Even if you intend to stay with the same colocation provider, it’s still important to redefine what your infrastructure needs are — and figure out if your provider can meet those goals.
“There’s some companies out there that have been at it for 10 years or more and others are new. When we interviewed all [these colocation providers], we weren’t getting a holistic approach, because there’s so many variations to what these colocation sites can offer, you can have various specializations. You really have to see if they’re just saying yes to what you want to [get the contract],” said Dennis Keats, data center lead analyst for an insurance company based in Alberta.
After your team decides on the scope of colocation, take the time to issue an RFP. Many find that simply issuing an RFP to their existing provider — even if it’s a short-form one for renewals — makes the provider much more willing to agree to better terms for the renewal contract, Killian said.
In some cases, once colocation providers find out that you’re in the market, it can make providers more open to improve the colocation contract terms, especially if you have specific infrastructure requirements.

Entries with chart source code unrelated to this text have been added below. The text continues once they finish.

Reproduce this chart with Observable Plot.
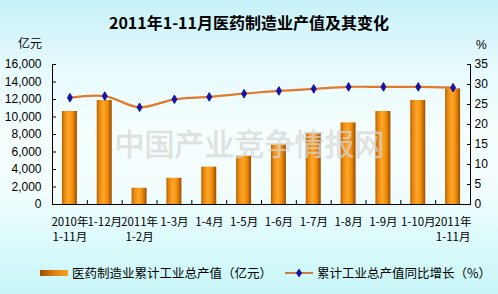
<!DOCTYPE html>
<html><head><meta charset="utf-8">
<script src="https://cdn.jsdelivr.net/npm/d3@7"></script>
<script src="https://cdn.jsdelivr.net/npm/@observablehq/plot@0.6"></script>
<style>
html,body{margin:0;padding:0;}
#wrap{position:relative;width:498px;height:294px;overflow:hidden;
 background:linear-gradient(to bottom,#c6f1f8 0%,#e6fafd 22%,#f6fefe 45%,#f2fdfd 65%,#dcfafb 82%,#c8f6f7 100%);
 font-family:"Noto Sans CJK SC",sans-serif;color:#000;}
#title{position:absolute;left:0;top:12px;width:498px;text-align:center;font-size:16px;line-height:20px;font-weight:bold;}
#unitL{position:absolute;left:18px;top:36px;font-size:12px;line-height:14px;}
#unitR{position:absolute;left:476px;top:38px;font-size:12px;line-height:14px;font-family:"Liberation Sans",Arial,sans-serif;}
#chart{position:absolute;left:0;top:36px;}
.leg{position:absolute;top:266px;font-size:12.5px;line-height:14px;white-space:nowrap;}
.legsw{position:absolute;}
</style></head><body>
<div id="wrap">
 <div id="title"></div>
 <div id="unitL"></div>
 <div id="unitR"></div>
 <div id="chart"></div>
 <svg class="legsw" style="left:40px;top:270px" width="28" height="6">
  <defs><linearGradient id="legGrad" x1="0" x2="1" y1="0" y2="0">
   <stop offset="0" stop-color="#9a4c00"/><stop offset="0.6" stop-color="#e88a10"/><stop offset="1" stop-color="#f7a020"/>
  </linearGradient></defs>
  <rect width="28" height="6" fill="url(#legGrad)"/>
 </svg>
 <span class="leg" id="leg1" style="left:72px"></span>
 <svg class="legsw" style="left:285px;top:267px" width="28" height="12">
  <line x1="0" x2="28" y1="6" y2="6" stroke="#c87a4a" stroke-width="2"/>
  <path d="M14,1.5 L17,6 L14,10.5 L11,6 Z" fill="#1414a8"/>
 </svg>
 <span class="leg" id="leg2" style="left:317px"></span>
</div>
<script>
const titleText = "2011年1-11月医药制造业产值及其变化";
const leftUnit = "亿元";
const rightUnit = "%";
const categories = ["2010年\n1-11月","1-12月","2011年\n1-2月","1-3月","1-4月","1-5月","1-6月","1-7月","1-8月","1-9月","1-10月","2011年\n1-11月"];
const output = [10630, 11890, 1860, 3000, 4270, 5520, 6860, 8150, 9330, 10630, 11890, 13220];
const growth = [26.7, 27.1, 24.3, 26.3, 26.9, 27.7, 28.4, 28.9, 29.4, 29.4, 29.4, 29.2];
const leftTicks = [0, 2000, 4000, 6000, 8000, 10000, 12000, 14000, 16000];
const rightTicks = [0, 5, 10, 15, 20, 25, 30, 35];
const seriesNames = ["医药制造业累计工业总产值（亿元）", "累计工业总产值同比增长（%）"];
const watermark = "中国产业竞争情报网";

document.getElementById("title").textContent = titleText;
document.getElementById("unitL").textContent = leftUnit;
document.getElementById("unitR").textContent = rightUnit;
document.getElementById("leg1").textContent = seriesNames[0];
document.getElementById("leg2").textContent = seriesNames[1];

const ratio = leftTicks[leftTicks.length-1] / rightTicks[rightTicks.length-1];
const data = categories.map((c, i) => ({i, label: c, value: output[i], pct: growth[i]}));
const plotH = 220, mTop = 28, mBottom = 52;
const innerH = plotH - mTop - mBottom;

const chart = Plot.plot({
  width: 498, height: plotH,
  marginTop: mTop, marginBottom: mBottom, marginLeft: 52, marginRight: 28,
  style: {background: "transparent", fontFamily: "'Liberation Sans', Arial, sans-serif", fontSize: "12px", color: "#000", overflow: "visible"},
  x: {type: "linear", domain: [-0.5, categories.length - 0.5], axis: null},
  y: {domain: [0, leftTicks[leftTicks.length-1]], axis: null},
  marks: [
    Plot.rectY(data, {x1: d => d.i - 0.215, x2: d => d.i + 0.215, y1: 0, y2: "value", fill: "url(#barGrad)"}),
    Plot.line(data, {x: "i", y: d => d.pct * ratio, curve: "catmull-rom", stroke: "#e27a2c", strokeWidth: 2.2}),
    Plot.dot(data, {x: "i", y: d => d.pct * ratio, symbol: "diamond", r: 2.6, fill: "#1414a8", stroke: "#1414a8", strokeWidth: 1}),
    Plot.text([watermark], {text: d => d, frameAnchor: "middle", dx: -12, dy: 11, fontSize: 30, fontFamily: "'Noto Sans CJK SC'", fill: "#d8d8d8", fillOpacity: 0.7, stroke: "#b8b8b8", strokeWidth: 0.5, strokeOpacity: 0.55}),
    Plot.frame({anchor: "left", stroke: "#000"}),
    Plot.frame({anchor: "right", stroke: "#000"}),
    Plot.frame({anchor: "bottom", stroke: "#000"}),
    Plot.tickX(data.slice(1), {x: d => d.i - 0.5, insetTop: innerH - 4, stroke: "#000"}),
    Plot.axisY(leftTicks, {anchor: "left", label: null, tickSize: -4, tickPadding: 15, tickFormat: d3.format(","), fontSize: 12, fill: "#000", stroke: "#000"}),
    Plot.axisY(rightTicks.map(v => v * ratio), {anchor: "right", label: null, tickSize: -4, tickPadding: 8, tickFormat: d => String(Math.round(d / ratio)), fontSize: 12, fill: "#000", stroke: "#000"}),
    Plot.text(data, {x: "i", text: "label", frameAnchor: "bottom", lineAnchor: "top", dy: 11, lineHeight: 1.3, fontSize: 11.5, fontFamily: "'Noto Sans CJK SC'", fill: "#000"})
  ]
});
const ns = "http://www.w3.org/2000/svg";
const defs = document.createElementNS(ns, "defs");
defs.innerHTML = `<linearGradient id="barGrad" x1="0" x2="1" y1="0" y2="0">
 <stop offset="0" stop-color="#b86000"/>
 <stop offset="0.18" stop-color="#e88a10"/>
 <stop offset="0.45" stop-color="#ffa62a"/>
 <stop offset="0.72" stop-color="#f08c0a"/>
 <stop offset="1" stop-color="#9a4c00"/>
</linearGradient>`;
chart.insertBefore(defs, chart.firstChild);
document.getElementById("chart").appendChild(chart);
</script>
</body></html>
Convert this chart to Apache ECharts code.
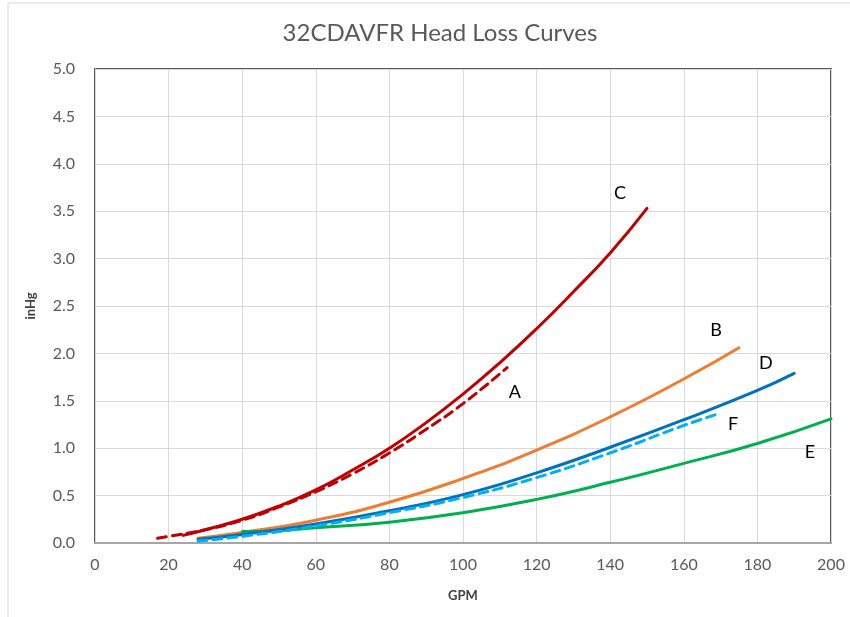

“We found in the RFP [process], [we] can make it as vague or as specific as we want. We wanted to do more critiquing and figure out what they could do for us throughout the contract, and we wanted to hear about their process and how they go about their security and server installation,” Keats said.
When your team gets the proposals, be sure to analyze the difference in cost and features, and also get an idea of what a base commitment, projected commitment and growth case look like. Additionally, you should model upfront costs against recurring costs for an accurate picture of the colocation contract.
Cost reduction tactics for colocation
Throughout the negotiation process, there are several ways that your team can reach a more cost-effective, flexible colocation contract.
“As a rule, if you don’t ask for something, it’s possible you won’t get it,” Killian said.
The most straightforward way to reduce cost is to reevaluate your power and space quantity. Rightsizing and re-racking infrastructure is the single most effective cost-reducing tactic, Killian said. This is because most of the time, organizations can overprovision infrastructure that ends up unused.
Not only does this bring your team cost savings, but it also means the colocation provider can lease out the regained space to another customer.
To increase contract flexibility, your team should look into options for spend shift and specific one-time hardware costs. Doing so ensures that you don’t restrict your colocation setup options, or you end up paying extra fees as your hardware needs change. One way to do this is to commit to a smaller colocation space but ensure expansion rights as part of the new contract.
“We also wanted to know [what colocation providers] could do for us long term and [our] growth and expansion capabilities and if our cage could expand long term. We positioned ourselves in an area where they added some space for us at us for no charge,” Keats said.
Ask about available rates if you extend your term beyond the current renewal goal. If you show interest in options for three-, five- and seven-year renewal terms, you could negotiate a lower rate, and it might also bring reduced rates over the remainder of the current contract.
For hardware-based costs, Killian advised to look at fees for active cross-connects and telecom circuits.
“Once cross-connects have been installed by the colocation provider, probably five to 10 years ago, and they’ve been paid for by your fees during your original contract terms — those fees that you’ll pay during the renewal term are pure profit for the colocation provider,” Killian said.
To reduce fees, inquire about the possibility of leaving cross-connects physically in place so that, should you need them again, you don’t have to pay installation fees.
On the telecom circuit side, Killian said it’s a buyer’s market for telecom circuits. If it’s likely your colocation provider has brought in third-party network providers to the facility, you can get much more aggressive pricing than the available legacy carriers from your initial contract.
To ensure a successful colocation contract renewal, be sure to have your team on the same page when it comes to desired outcomes and be sure to be upfront about which line items you must discuss with your provider. Most providers seek long-term customer satisfaction, so the more ways you can find to build an amicable relationship, the easier it will be to get a contract that works for your organization.